Манифест, изданный царем 17 октября, в котором народу была дана конституция, свобода слова, печати, собраний, вызвал сначала бурные манифестации сочувствия и восторга в больших городах, но волнения не утихали. Рассказывали, что в Москве дошло до вооруженных стычек между полицией и революционерами, на улицах строили баррикады, друг друга убивают.

Почта, газеты не приходили. Забастовали железные дороги. На станции Козловка застряли поезда, растерянные, голодные пассажиры бродили по окрестным деревням, ища провизии.

Мы питались слухами, всегда преувеличенными, когда они передаются из уст в уста. Среди рабочих, с которыми приходилось встречаться, даже среди некоторых крестьян, была заметна перемена — пропала почтительность, уважение к старшим, появилась некоторая развязность, самоуверенность в тоне.

«Повесят нас революционеры на первой березе», — думала я. Брат Миша, который ожидал третьего ребенка в декабре, никак не мог добраться до Москвы, где была его семья. Наконец, ему удалось нанять лошадей. Проехав полдороги, он позвонил приятелю, спрашивая его о здоровье жены.

— Благополучно, дуплет! — ответил приятель. Под звуки выстрелов, в самый разгар революции, родилась двойня: мальчик и девочка.

27 апреля 1906 года открылась первая Государственная Дума, председателем которой был избран С. А. Муромцев. Из близких нам людей в члены Государственной Думы были избраны С. Сухотин, А. Стахович.

Но по всей России чувствовалось тревожное настроение. Репрессии со стороны правительства продолжались, ждали разгона Думы (она была распущена 9 июля 1906 года). В городах шли забастовки, в крестьянском народе развязались языки, рассказывали о тех безобразиях, которые творились на войне, ругали генералов и хотели одного — больше земли; одни надеялись на царя, другие на Думу.

Отец послал Черткову свою брошюру «Правительство, революционеры и народ», для напечатания в Англии, но Чертков задержал ее, прося отца смягчить резкие суждения о революционерах. Статья эта была напечатана несколько позднее и с очень малыми изменениями в подпольном издательстве толстовца Фельтена, в «Обновлении».
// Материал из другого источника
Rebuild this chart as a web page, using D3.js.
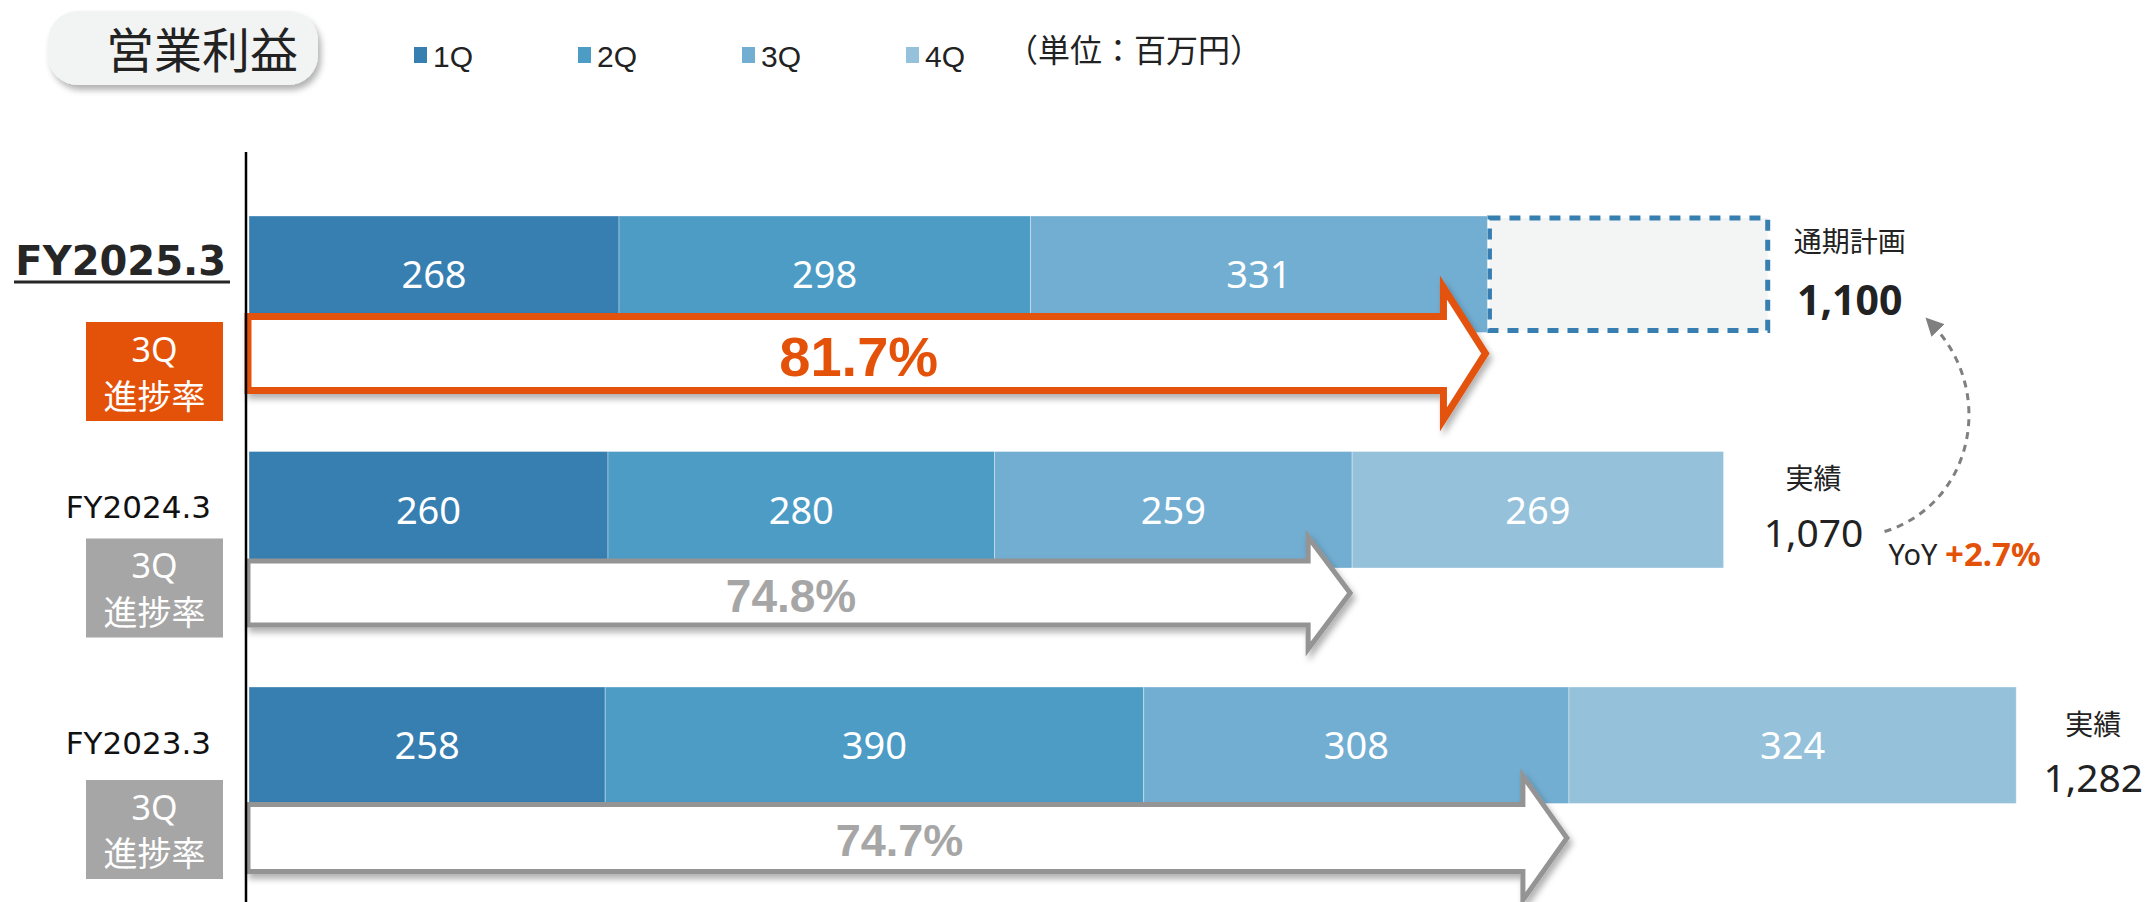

Отец как раз в это время был под впечатлением брошюры славянофила Хомякова, которую он назвал «прекрасной». Россия должна идти своим путем. Путь западных народов был бы для славянских народов гибелью. 3 июля 1906 года он пишет в дневнике:

«Если русский народ — нецивилизованные варвары, то у нас есть будущность. Западные же народы — цивилизованные варвары, и им уже нечего ждать. Нам подражать западным народам всё равно, как здоровому, работящему, неиспорченному малому завидовать парижскому плешивому молодому богачу, сидящему в своем отеле. Ah, que je m'embete! (Ax, до чего мне скучно!) Не завидовать и подражать, а жалеть».

Мысль Толстого, выраженная им в дневнике от 9 марта 1906 года, не только дополняет этот взгляд на тщету устройства внешних форм свободы без внутреннего духовного роста человечества, но звучит как предсказание.

«Как ярко выразилось на революционерах, когда они начали захватывать власть, обычное развращающее действие власти: самомнение, гордость, тщеславие и, главное, неуважение к человеку (курсив мой. — А. Т.). Хуже прежних, потому что внове».